I've noticed that using longer programs ( around 35-40 instructions ) to implement lighting calculations rather than than using textures as lookup tables is much more efficient. Of course, shorter is always better but texture lookups ( especially dependent lookups ) really kill performance.

wimmer
01-04-2003, 03:02 AM
cass: so this means if I need an RGB float cube map, I just store it as three "unpacked" RGBA textures? When rendering, I need 6 instructions to get the full floating point RGB color (3 texture lookups, 3 PK4 instructions) instead of one? Well, this sounds like an option...

But then this rules out using the Cg runtime, because there is no PK4 instruction in Cg, I guess...

(btw, the cube map would be a pre-acquired HDR light probe)

davepermen: yes, this is what jwatte suggested. It leaves me without the exponent of a float, but it is of course an option.
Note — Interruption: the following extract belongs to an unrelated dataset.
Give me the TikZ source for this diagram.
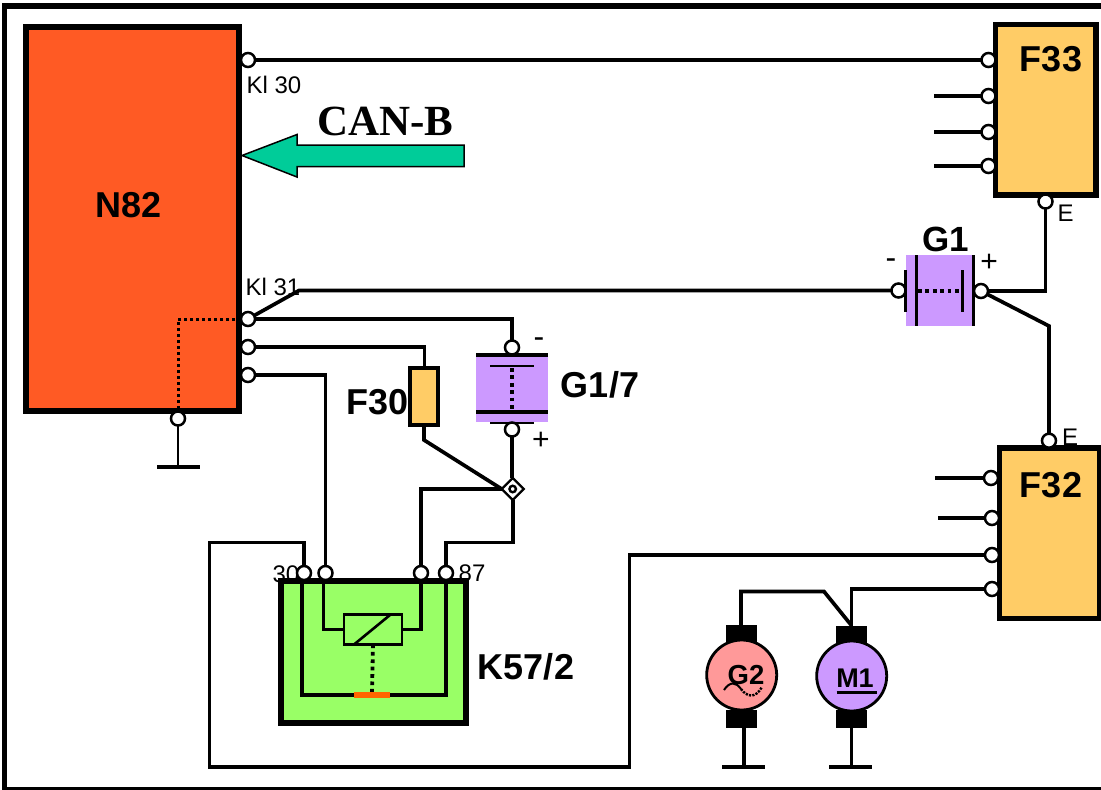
\documentclass[tikz,border=0pt]{standalone}
\usepackage{fontspec}
\setmainfont{Liberation Sans}
\newfontfamily\serifbold{Liberation Serif}[BoldFont={Liberation Serif Bold}]
\usetikzlibrary{shapes.geometric}
\definecolor{nred}{HTML}{FF5A24}
\definecolor{fuse}{HTML}{FFCC66}
\definecolor{lilac}{HTML}{CC99FF}
\definecolor{relaygreen}{HTML}{99FF66}
\definecolor{teal}{HTML}{00CC99}
\definecolor{pinkm}{HTML}{FF9999}
\definecolor{contact}{HTML}{FF6600}
\tikzset{
  wire/.style={line width=3.7pt,line join=miter},
  thinwire/.style={line width=2.6pt},
  dots/.style={line width=3.8pt,dash pattern=on 3.7pt off 3.7pt},
  box/.style={draw=black,rectangle,inner sep=0pt,outer sep=0pt},
  term/.style={circle,draw=black,fill=white,line width=2.5pt,minimum size=14pt,inner sep=0pt,outer sep=0pt},
  blab/.style={inner sep=0pt,font=\bfseries\fontsize{36}{36}\selectfont},
  slab/.style={inner sep=0pt,font=\fontsize{24}{24}\selectfont},
  sign/.style={inner sep=0pt,font=\fontsize{30}{30}\selectfont},
  block/.style={rectangle,fill=black,inner sep=0pt,outer sep=0pt,minimum width=31pt},
  motor/.style={circle,draw=black,line width=2.8pt,minimum size=70pt,inner sep=0pt,outer sep=0pt},
  barline/.style={line width=3.5pt},
  groundbar/.style={line width=4pt}
}
\begin{document}
\begin{tikzpicture}[x=1pt,y=-1pt]
\useasboundingbox (0,0) rectangle (1101,790);
% outer frame
\coordinate (fa) at (1101,6); \coordinate (fb) at (4.5,6); \coordinate (fc) at (4.5,790); \coordinate (fd) at (1101,790);
\draw[line width=5.5pt] (fa) -- (fb) -- (fc) -- (fd);

% boxes
\node[box,fill=nred,line width=5.8pt,minimum width=213pt,minimum height=384pt] (n82) at (132.8,219.2) {};
\node[box,fill=fuse,line width=5.5pt,minimum width=100.3pt,minimum height=170.5pt] (f33) at (1045.8,109.7) {};
\node[box,fill=fuse,line width=5.5pt,minimum width=100pt,minimum height=170.5pt] (f32) at (1049.7,533.2) {};
\node[box,fill=relaygreen,line width=5.5pt,minimum width=184.8pt,minimum height=142pt] (k57) at (373.4,652) {};
\node[box,fill=fuse,line width=4pt,minimum width=27.5pt,minimum height=56.7pt] (f30) at (424.2,396.3) {};
\node[rectangle,fill=lilac,inner sep=0pt,minimum width=67.5pt,minimum height=71pt] (g1) at (939.7,290.5) {};
\node[rectangle,fill=lilac,inner sep=0pt,minimum width=71.7pt,minimum height=66.7pt] (g17) at (511.8,388.3) {};

% CAN-B arrow
\coordinate (a1) at (242,155.5); \coordinate (a2) at (297,134.5); \coordinate (a3) at (297,145);
\coordinate (a4) at (464,145); \coordinate (a5) at (464,166.5); \coordinate (a6) at (297,166.5); \coordinate (a7) at (297,177);
\draw[fill=teal,line width=1.5pt,line join=miter] (a1) -- (a2) -- (a3) -- (a4) -- (a5) -- (a6) -- (a7) -- cycle;

% labels
\node[blab] (ln82) at (129,205) {N82};
\node[blab] (lf33) at (1051,59) {F33};
\node[blab] (lf32) at (1051,485) {F32};
\node[blab,font=\bfseries\fontsize{35}{35}\selectfont] (lg1) at (946,239) {G1};
\node[blab] (lf30) at (378,402) {F30};
\node[blab] (lg17) at (600,385) {G1/7};
\node[blab] (lk57) at (526,667) {K57/2};
\node[inner sep=0pt,font=\serifbold\bfseries\fontsize{43}{43}\selectfont] (lcan) at (385.5,121) {CAN-B};
\node[slab] (lk30) at (274,85) {Kl 30};
\node[slab] (lk31) at (273,287) {Kl 31};
\node[slab] (le1) at (1065.5,213) {E};
\node[slab] (le2) at (1070,437) {E};
\node[slab] (l30) at (286,574) {30};
\node[slab] (l87) at (472,573) {87};
\node[sign,font=\fontsize{32}{32}\selectfont] (lm1) at (891,264) {-};
\node[sign] (lp1) at (989,263) {+};
\node[sign,font=\fontsize{32}{32}\selectfont] (lm2) at (539,343) {-};
\node[sign] (lp2) at (541,441) {+};

% battery plates G1
\coordinate (g1a) at (916.3,255); \coordinate (g1b) at (916.3,326);
\coordinate (g1c) at (973.3,255); \coordinate (g1d) at (973.3,326);
\coordinate (g1e) at (905.7,270); \coordinate (g1f) at (905.7,312);
\coordinate (g1g) at (962.3,270); \coordinate (g1h) at (962.3,312);
\coordinate (g1i) at (918,291); \coordinate (g1j) at (962,291);
\draw[barline] (g1a) -- (g1b); \draw[barline] (g1c) -- (g1d);
\draw[line width=2.6pt] (g1e) -- (g1f); \draw[barline] (g1g) -- (g1h);
\draw[dots] (g1i) -- (g1j);
% battery plates G1/7
\coordinate (g7a) at (476,355); \coordinate (g7b) at (548,355);
\coordinate (g7c) at (490,366); \coordinate (g7d) at (533.5,366);
\coordinate (g7e) at (476,412); \coordinate (g7f) at (548,412);
\coordinate (g7g) at (490,423); \coordinate (g7h) at (533.5,423);
\coordinate (g7i) at (512,368); \coordinate (g7j) at (512,411);
\draw[barline] (g7a) -- (g7b); \draw[barline] (g7e) -- (g7f);
\draw[line width=2.8pt] (g7c) -- (g7d); \draw[line width=2.8pt] (g7g) -- (g7h);
\draw[dots] (g7i) -- (g7j);

% terminals
\node[term] (n30) at (248,60) {};
\node[term] (n31) at (248,319) {};
\node[term] (n2) at (248,347) {};
\node[term] (n3) at (248,375) {};
\node[term] (ng) at (178,418.5) {};
\node[term] (f33a) at (988.5,60) {};
\node[term] (f33b) at (988.5,96) {};
\node[term] (f33c) at (988.5,132) {};
\node[term] (f33d) at (988.5,166) {};
\node[term] (f33e) at (1045.5,201.5) {};
\node[term] (f32e) at (1049,440.7) {};
\node[term] (f32a) at (991,478) {};
\node[term] (f32b) at (992,518) {};
\node[term] (f32c) at (992,555) {};
\node[term] (f32d) at (992,589) {};
\node[term] (g1m) at (898.5,290.5) {};
\node[term] (g1p) at (981,291) {};
\node[term] (g7m) at (512,347.5) {};
\node[term] (g7p) at (512,429.5) {};
\node[term] (k1) at (304,573) {};
\node[term] (k2) at (325.5,573) {};
\node[term] (k3) at (421,573) {};
\node[term] (k4) at (446,573) {};
\node[diamond,draw=black,fill=white,line width=2.2pt,minimum size=22pt,inner sep=0pt,outer sep=0pt] (junc) at (512.7,489) {};
\node[circle,draw=black,fill=white,line width=2.4pt,minimum size=6.5pt,inner sep=0pt] (juncin) at (512.7,489) {};

% free wire ends
\coordinate (s33b) at (934,96); \coordinate (s33c) at (934,132); \coordinate (s33d) at (934,166);
\coordinate (s32a) at (935,478); \coordinate (s32b) at (938,518);
\coordinate (kink31) at (299,290.5);
\coordinate (g1fork) at (1045.5,291);
\coordinate (g1kink) at (1049,326);
\draw[wire] (n30) -- (f33a);
\draw[wire] (s33b) -- (f33b);
\draw[wire] (s33c) -- (f33c);
\draw[wire] (s33d) -- (f33d);
\draw[wire] (s32a) -- (f32a);
\draw[wire] (s32b) -- (f32b);
\draw[wire] (n31) -- (kink31) -- (g1m);
\draw[wire] (g1p) -- (g1fork) -- (f33e);
\draw[wire] (g1p) -- (g1kink) -- (f32e);
\coordinate (c1) at (512,319);
\draw[wire] (n31) -- (c1) -- (g7m);
\coordinate (c2) at (424.5,347);
\draw[wire] (n2) -- (c2) -- (f30.north -| c2);
\coordinate (c3) at (325.5,375);
\draw[wire] (n3) -- (c3) -- (k2);
\coordinate (c4) at (424,440);
\draw[wire] (f30.south -| c4) -- (c4) -- (junc.west);
\draw[wire] (g7p) -- (g7p |- junc.north);
\coordinate (c5) at (421,489);
\draw[wire] (junc.west) -- (c5) -- (k3);
\coordinate (c6) at (512.7,542.5); \coordinate (c7) at (446,542.5);
\draw[wire] (junc.south) -- (c6) -- (c7) -- (k4);
\coordinate (c8) at (304,542.5); \coordinate (c9) at (209.5,542.5);
\coordinate (c10) at (209.5,767); \coordinate (c11) at (629.5,767); \coordinate (c12) at (629.5,555);
\draw[wire] (k1) -- (c8) -- (c9) -- (c10) -- (c11) -- (c12) -- (f32c);
% N82 internal and ground
\coordinate (d1) at (178,319); \coordinate (d2) at (178,408);
\draw[line width=3pt,dash pattern=on 3pt off 3pt] (n31) -- (d1) -- (d2);
\coordinate (gb) at (178,467); \coordinate (gb1) at (157,467); \coordinate (gb2) at (200,467);
\draw[thinwire] (ng) -- (gb);
\draw[groundbar] (gb1) -- (gb2);

% relay interior
\coordinate (r1) at (302,581); \coordinate (r2) at (302,695); \coordinate (r3) at (354,695);
\coordinate (r4) at (390,695); \coordinate (r5) at (446,695); \coordinate (r6) at (446,581);
\draw[wire] (r1) -- (r2) -- (r3);
\draw[wire] (r4) -- (r5) -- (r6);
\node[rectangle,fill=contact,inner sep=0pt,minimum width=36pt,minimum height=6pt] (contactbar) at (372,695) {};
\node[box,line width=2.8pt,minimum width=58pt,minimum height=30pt] (coil) at (373,629.5) {};
\coordinate (r7) at (323.5,581); \coordinate (r8) at (323.5,629.5);
\coordinate (r9) at (421,581); \coordinate (r10) at (421,629.5);
\draw[wire] (r7) -- (r8) -- (coil.west);
\draw[wire] (r9) -- (r10) -- (coil.east);
\coordinate (r11) at (354,644.5); \coordinate (r12) at (390,615);
\draw[line width=2.6pt] (r11) -- (r12);
\draw[dots] (coil.south) -- (contactbar.north);

% motors
\node[block,minimum height=18pt] (g2t) at (741.5,634) {};
\node[block,minimum height=18pt] (g2b) at (741.5,718.5) {};
\node[block,minimum height=18pt] (m1t) at (851.5,634.5) {};
\node[block,minimum height=18pt] (m1b) at (851.5,719) {};
\node[motor,fill=pinkm] (g2) at (741.7,675) {};
\node[motor,fill=lilac] (m1) at (851.7,676) {};
\node[inner sep=0pt,font=\bfseries\fontsize{27.5}{27}\selectfont] (lg2) at (746,675) {G2};
\node[inner sep=0pt,font=\bfseries\fontsize{27}{27}\selectfont] (lm1b) at (855,678.5) {M1};
\coordinate (u1) at (836.5,692.7); \coordinate (u2) at (877,692.7);
\draw[line width=3.5pt] (u1) -- (u2);
\coordinate (w1) at (724,690); \coordinate (w1a) at (730,681); \coordinate (w1b) at (736,682);
\coordinate (w2) at (747,697); \coordinate (w2a) at (755,699); \coordinate (w3) at (762,687);
\draw[line width=2pt] (w1) .. controls (w1a) and (w1b) .. (741,689);
\draw[line width=2.4pt,dash pattern=on 2.2pt off 1.2pt] (741,689) .. controls (w2) and (w2a) .. (w3);
\coordinate (e1) at (741,591.5); \coordinate (e2) at (824,591.5); \coordinate (e3) at (851.5,589);
\draw[wire] (g2t.north -| e1) -- (e1) -- (e2) -- (m1t.north);
\draw[wire] (m1t.north) -- (e3) -- (f32d);
\coordinate (h1) at (744,767); \coordinate (h2) at (722,767); \coordinate (h3) at (765,767);
\coordinate (h4) at (851.5,767); \coordinate (h5) at (829,767); \coordinate (h6) at (872,767);
\draw[wire] (g2b.south -| h1) -- (h1);
\draw[wire] (m1b.south) -- (h4);
\draw[groundbar] (h2) -- (h3);
\draw[groundbar] (h5) -- (h6);
\end{tikzpicture}
\end{document}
BTW, I noticed that arbfp1 generates fewer instructions than fp30, probably due to CMP representing two fp30 instructions...

Michael

simongreen
01-05-2003, 12:41 PM
Another alternative you might want to consider for HDR stuff is Greg Ward's RGBE format.
http://www.graphics.cornell.edu/online/formats/rgbe/

Many lightprobes images are in this format already, and it's trivial to decode in Cg:

// Lookup in RGBE-encoded cube map texture
vec3 texCUBE_RGBE(uniform texobjCUBE tex, vec3 t)
{
float4 rgbe = f4texCUBE(tex, t);
float e = (rgbe[3] * 255) - 128;
e = exp2(e);
return rgbe.xyz * e;
}

You still need to do the filtering yourself, but that's true for floating point textures too.

-S.


[This message has been edited by simongreen (edited 01-05-2003).]